KEY POINTS:
Two former Temuka police officers who claimed they were forced to quit the force because of workplace tensions will not have their grievance cases heard until next year.
Bruce Ramsay and Christine Coy were unhappy with how they were treated by their former employer more than five years ago.
Their cases were initially set down to be heard by the Employment Court in November.
According to the two former long-serving constables, workplace tensions at the Temuka police station were so bad they prompted them to quit, resulting in launching grievances with the Employment Relations Authority.
The claims were deemed so serious by the authority it agreed to bypass its own investigation and move the cases directly to the Employment Court.
Mr Ramsay said he quit the force in 2003, after working as a police officer for 25 years, the last 16 as a constable at Temuka, in South Canterbury.
He left because of a combination of how complaints by him against a supervisor were dealt with, and a sexual harassment complaint that was made against him to the Police Complaints Authority.
Constable Christine Coy, who worked at Temuka station for nine-and-a-half years, said she left because she was subjected to a "campaign by her supervisor of intimidation, harassment, humiliation and abusive behaviour, which had the effect of undermining her position and disadvantaged her".
Her employers had failed to deal with issues raised by her in an appropriate or adequate manner.
Both Mr Ramsay and Ms Coy terminated their employment in circumstances they say amounted to constructive dismissal.

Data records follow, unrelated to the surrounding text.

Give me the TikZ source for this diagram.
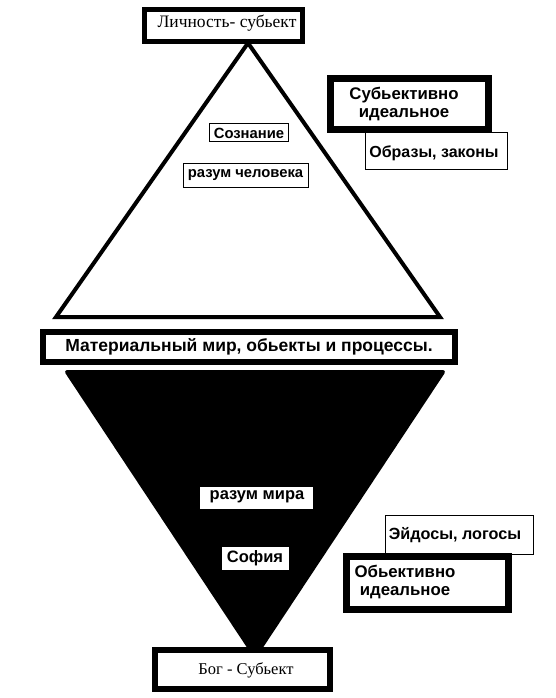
\documentclass[tikz,border=0pt]{standalone}
\usepackage{fontspec}
\setmainfont{Liberation Sans}
\newfontfamily\serifcyr{Liberation Serif}
\begin{document}
\begin{tikzpicture}[x=1pt,y=-1pt,
  thickbox/.style={draw, line width=#1, fill=white, inner sep=0pt},
  thickbox/.default=6pt,
  thinbox/.style={draw, line width=1pt, fill=white, inner sep=0pt},
  whitebox/.style={fill=white, inner sep=0pt},
  lbl/.style={font=\bfseries\fontsize{#1}{#1}\selectfont, align=center, inner sep=0pt},
  lbl/.default=15,
  serlbl/.style={font=\serifcyr\fontsize{#1}{#1}\selectfont, inner sep=0pt},
  serlbl/.default=16.5]
\useasboundingbox (0,0) rectangle (555,698);
% triangle corners
\coordinate (ta) at (248,43);
\coordinate (tl) at (56,317);
\coordinate (tr) at (440,317);
\coordinate (bl) at (67,372);
\coordinate (br) at (443,372);
\coordinate (ba) at (255,656);
% upper (white) triangle
\draw[line width=4pt, line join=miter] (ta) -- (tr) -- (tl) -- cycle;
% lower (black) triangle
\filldraw[line width=4pt, line join=round] (bl) -- (br) -- (ba) -- cycle;
% top box
\node[thickbox=5pt, minimum width=158pt, minimum height=32pt] (top) at (223.5,25.5) {};
\node[serlbl=17.5] (toptxt) at (227,23) {Личность- субьект};
% material box
\node[thickbox, minimum width=412pt, minimum height=30pt] (mat) at (249,347) {};
\node[lbl=17.5] (mattxt) at (249,347) {Материальный мир, обьекты и процессы.};
% bottom box
\node[thickbox, minimum width=175pt, minimum height=39pt] (bog) at (242.5,669.5) {};
\node[serlbl] (bogtxt) at (246,670) {Бог - Субьект};
% upper-triangle labels
\node[thinbox, minimum width=79pt, minimum height=18pt] (soz) at (249,132.5) {};
\node[lbl=14.8] (soztxt) at (249,133) {Сознание};
\node[thinbox, minimum width=125pt, minimum height=24pt] (rch) at (245.5,175) {};
\node[lbl=14.8] (rchtxt) at (245.5,175) {разум человека};
% right upper boxes
\node[thinbox, minimum width=142pt, minimum height=37pt] (obr) at (436.5,151) {};
\node[lbl=16] (obrtxt) at (434,153) {Образы, законы};
\node[thickbox=7pt, minimum width=158pt, minimum height=51pt] (subj) at (409.5,104) {};
\node[lbl=16.8] (subjtxt) at (404,104) {Субьективно\\[2pt]идеальное};
% lower-triangle labels
\node[whitebox, minimum width=113pt, minimum height=22pt] (rm) at (256.5,498) {};
\node[lbl=16.5] (rmtxt) at (257,497) {разум мира};
\node[whitebox, minimum width=67pt, minimum height=23pt] (sof) at (255.5,558.5) {};
\node[lbl=16.5] (softxt) at (255,558) {София};
% right lower boxes
\node[thinbox, minimum width=148pt, minimum height=39pt] (eid) at (459.5,535) {};
\node[lbl=16.2] (eidtxt) at (455,535) {Эйдосы, логосы};
\node[thickbox=7pt, minimum width=162pt, minimum height=53pt] (obj) at (427.5,583) {};
\node[lbl=16.8] (objtxt) at (405,582) {Обьективно\\[2pt]идеальное};
\end{tikzpicture}
\end{document}
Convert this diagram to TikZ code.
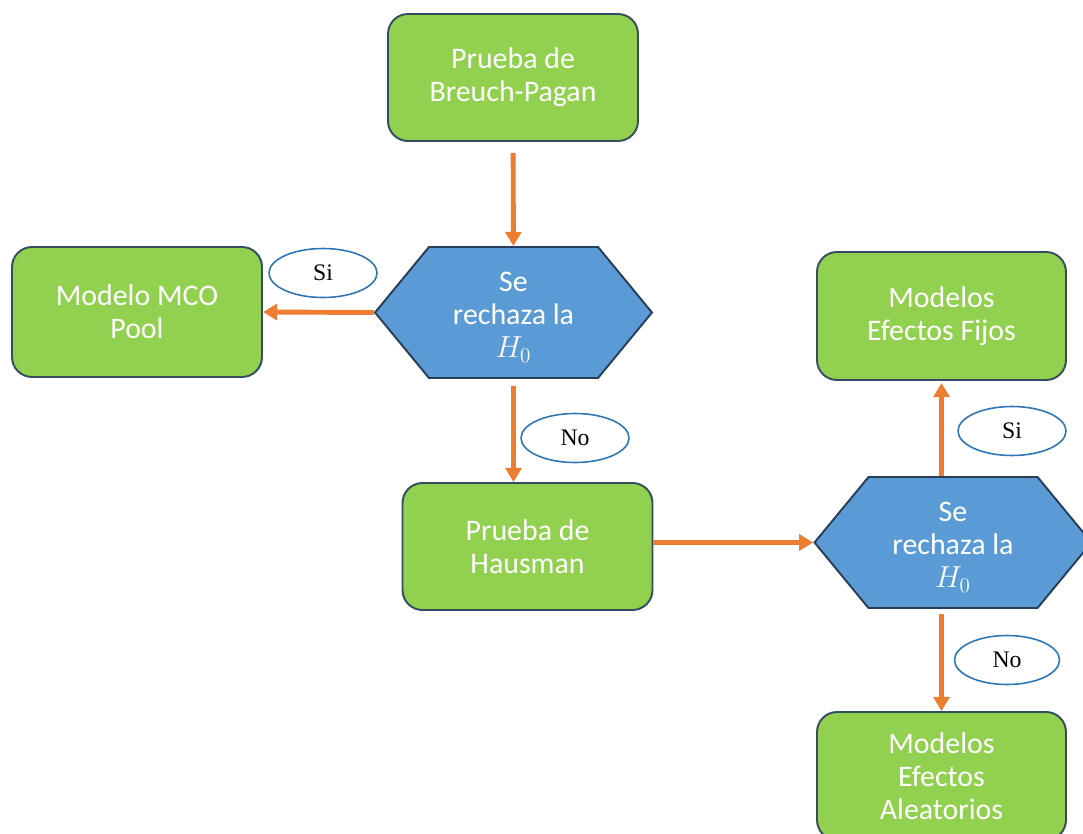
\documentclass[tikz,border=0pt]{standalone}
\usepackage{fontspec}
\setmainfont{Carlito}
\newfontfamily\ovalfont{Liberation Serif}
\usetikzlibrary{shapes.geometric,shapes.symbols,arrows.meta}

\begin{document}
\begin{tikzpicture}[
line width=1pt,
every node/.style={font=\fontsize{17}{18.9}\selectfont},
box/.style={draw=boxline, fill=boxgreen, rounded corners=0.4cm, minimum width=5cm, minimum height=2.54cm, text=white, align=center, line width=1.1pt},
hexa/.style={shape=signal, signal to=west and east, signal pointer angle=101, draw=hexline, fill=hexblue, minimum width=5.54cm, minimum height=2.62cm, text=white, align=center, inner sep=0pt, text height=54pt, line width=1.1pt},
answer/.style={ellipse, draw=ovalblue, fill=white, minimum width=2.16cm, minimum height=0.98cm, font=\ovalfont\fontsize{13.5}{15}\selectfont, line width=0.9pt},
flow/.style={draw=arrorange, line width=2.8pt, -{Triangle[width=9pt,length=8pt]}}
]
\definecolor{boxgreen}{RGB}{146,208,80}
\definecolor{boxline}{RGB}{52,78,96}
\definecolor{hexblue}{RGB}{91,155,213}
\definecolor{hexline}{RGB}{40,62,88}
\definecolor{ovalblue}{RGB}{46,117,182}
\definecolor{arrorange}{RGB}{237,125,49}

\clip (0,0) rectangle (21.66,-16.66);
\useasboundingbox (0,0) rectangle (21.66,-16.66);

% first test
\node[box] (breusch) at (10.26,-1.55) {Prueba de\\Breuch-Pagan};
\node[hexa] (test1) at (10.27,-6.25) {Se\\rechaza la\\$H_0$};
\node[box, minimum height=2.6cm] (pool) at (2.74,-6.24) {Modelo MCO\\Pool};
\node[answer] (si1) at (6.46,-5.46) {Si};
\node[answer] (no1) at (11.5,-8.76) {No};

% second test
\node[box] (hausman) at (10.55,-10.93) {Prueba de\\Hausman};
\node[hexa] (test2) at (19.06,-10.85) {Se\\rechaza la\\$H_0$};
\node[box, minimum width=4.98cm, minimum height=2.56cm] (fijos) at (18.83,-6.32) {Modelos\\Efectos Fijos};
\node[box, minimum width=4.98cm, minimum height=2.56cm] (aleat) at (18.83,-15.52) {Modelos\\Efectos\\Aleatorios};
\node[answer] (si2) at (20.24,-8.62) {Si};
\node[answer, minimum width=2.1cm] (no2) at (20.14,-13.2) {No};

\draw[flow, shorten <=0.22cm] (breusch) -- (test1);
\draw[flow] (test1.west) -- (pool.east);
\draw[flow, shorten <=0.14cm] (test1) -- (hausman.north -| test1.south);
\draw[flow] (hausman.east |- test2.west) -- (test2.west);
\draw[flow, shorten >=0.04cm] (fijos.south |- test2.north) -- (fijos.south);
\draw[flow, shorten <=0.1cm] (aleat.north |- test2.south) -- (aleat.north);
\end{tikzpicture}
\end{document}
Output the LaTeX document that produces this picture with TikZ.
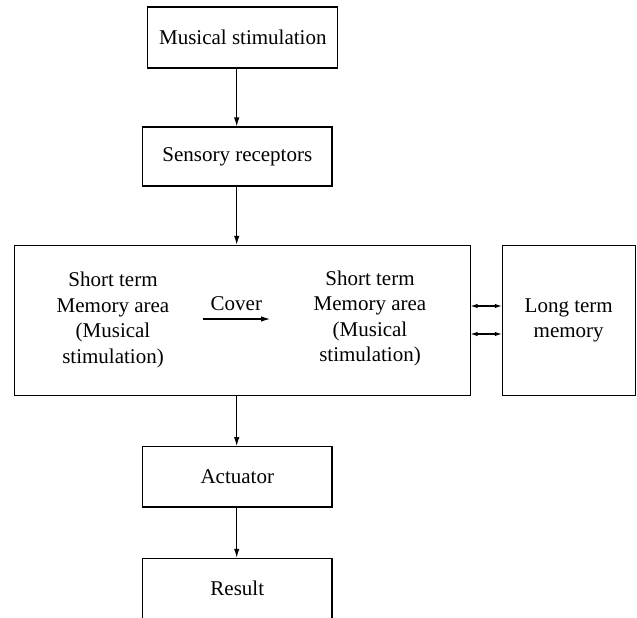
\documentclass[tikz,border=0pt]{standalone}
\usepackage{fontspec}
\setmainfont{Liberation Serif}
\usetikzlibrary{arrows.meta}
\tikzset{
  blk/.style={draw, line width=1.1pt, inner sep=0pt, align=center},
  txt/.style={inner sep=0pt, align=center},
  flow/.style={line width=1.1pt, -{Latex[length=9pt,width=5.5pt]}},
  both/.style={line width=1.1pt, {Latex[length=7pt,width=4.5pt]}-{Latex[length=7pt,width=4.5pt]}}
}
\begin{document}
\begin{tikzpicture}[x=1pt, y=-1pt, font=\fontsize{21}{25.5}\selectfont]
  \useasboundingbox (0,0) rectangle (637,618);
  % boxes
  \node[blk, minimum width=190pt, minimum height=61pt] (ms) at (242.8,37.5) {Musical stimulation};
  \node[blk, minimum width=189.3pt, minimum height=59pt] (sr) at (237.3,156.5) {Sensory receptors};
  \node[blk, minimum width=455.7pt, minimum height=150.4pt] (stm) at (242.2,320.5) {};
  \node[blk, minimum width=132.7pt, minimum height=150.7pt] (ltm) at (568.7,320.4) {Long term\\memory};
  \node[blk, minimum width=189.3pt, minimum height=60.3pt] (act) at (237.3,476.8) {Actuator};
  \node[blk, minimum width=189.3pt, minimum height=61pt] (res) at (237.3,588.8) {Result};
  % inside the memory box
  \node[txt] (stmL) at (113,319.7) {Short term\\Memory area\\(Musical\\stimulation)};
  \node[txt] (stmR) at (370,318.5) {Short term\\Memory area\\(Musical\\stimulation)};
  \coordinate (covA) at (202.7,319);
  \coordinate (covB) at (270,319);
  \coordinate (axis) at (236.7,0);
  \coordinate (upY) at (0,306);
  \coordinate (dnY) at (0,334);
  % connectors
  \draw[flow] (ms.south -| axis) -- (sr.north -| axis);
  \draw[flow] (sr.south -| axis) -- (stm.north -| axis);
  \draw[flow] (stm.south -| axis) -- (act.north -| axis);
  \draw[flow] (act.south -| axis) -- (res.north -| axis);
  \draw[flow] (covA) -- node[txt, above=8pt] {Cover} (covB);
  \draw[both] (stm.east |- upY) -- (ltm.west |- upY);
  \draw[both] (stm.east |- dnY) -- (ltm.west |- dnY);
\end{tikzpicture}
\end{document}
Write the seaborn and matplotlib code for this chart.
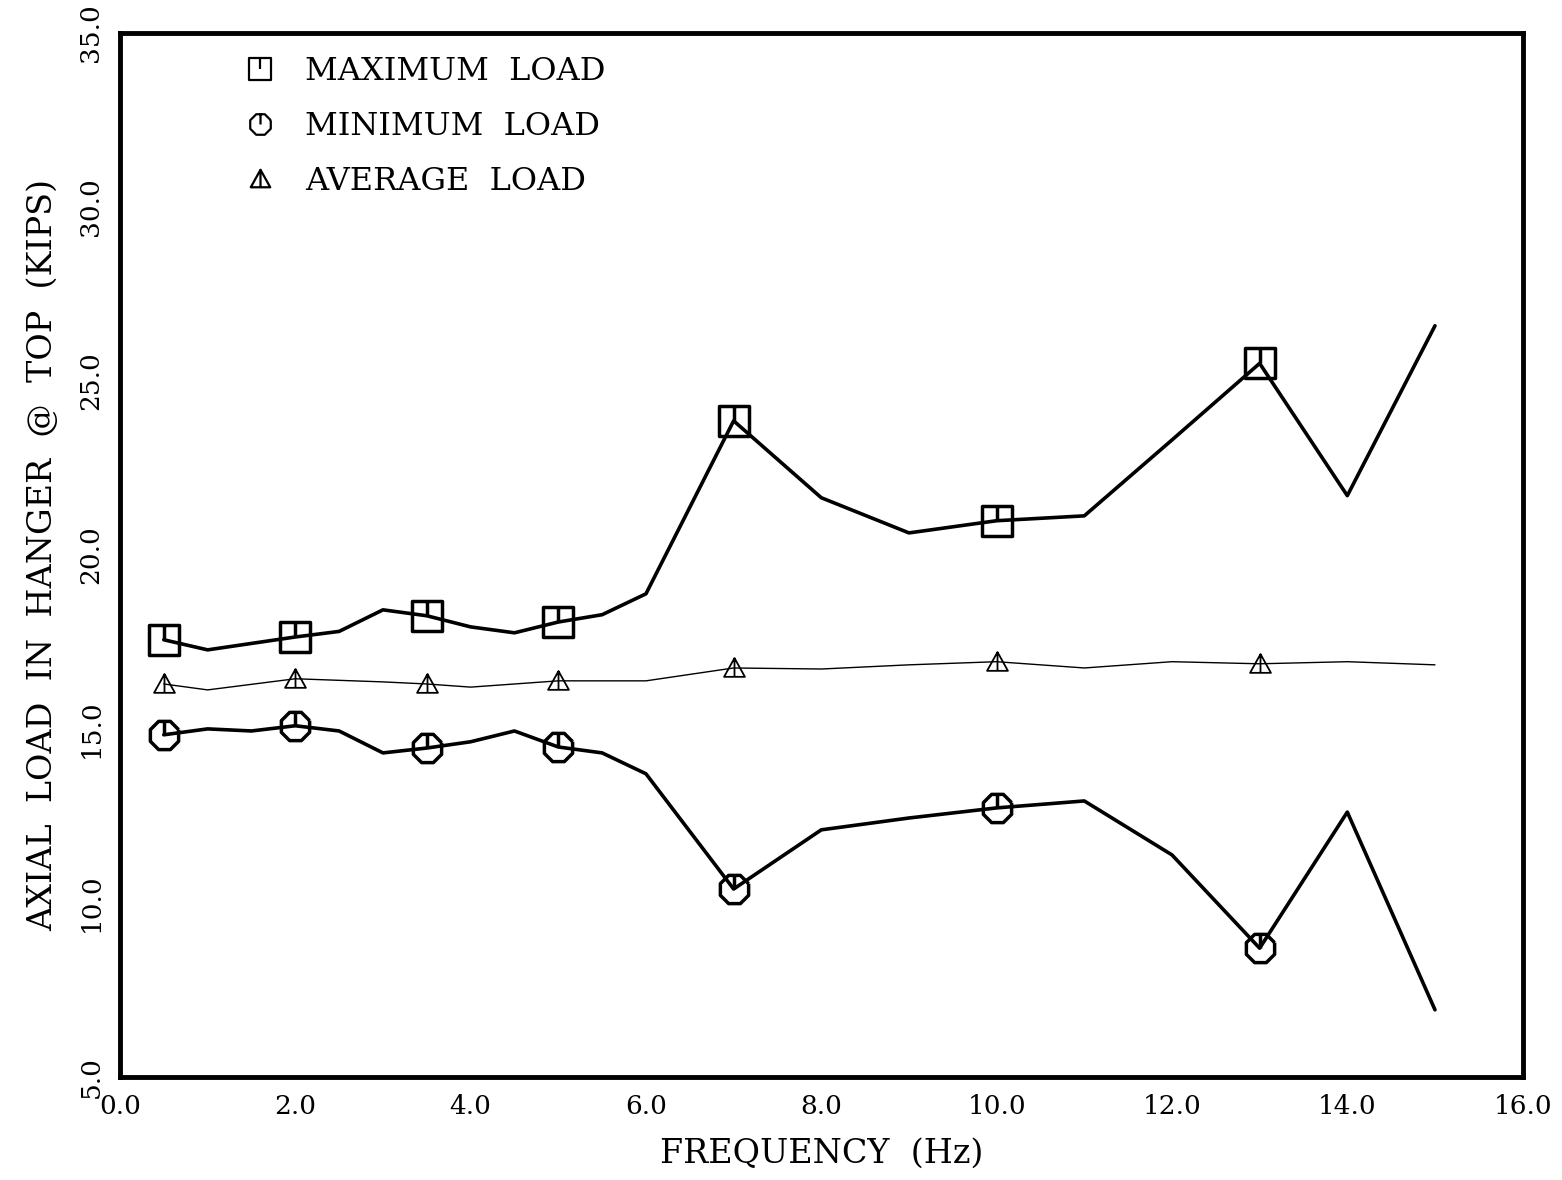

Last year when Employment Authority member Helen Doyle referred the complaints to the Employment Court, she said each case on its own would not merit a move directly to the Employment Court, but the cases together were appropriate for the court to investigate.
"There is, in my view, public interest in how such allegations were dealt with in the context of a small rural police station and the police general instructions."
No new dates for the hearings had been set, but an Employment Court spokeswoman said it was likely to be March or April before the court had hearing time available.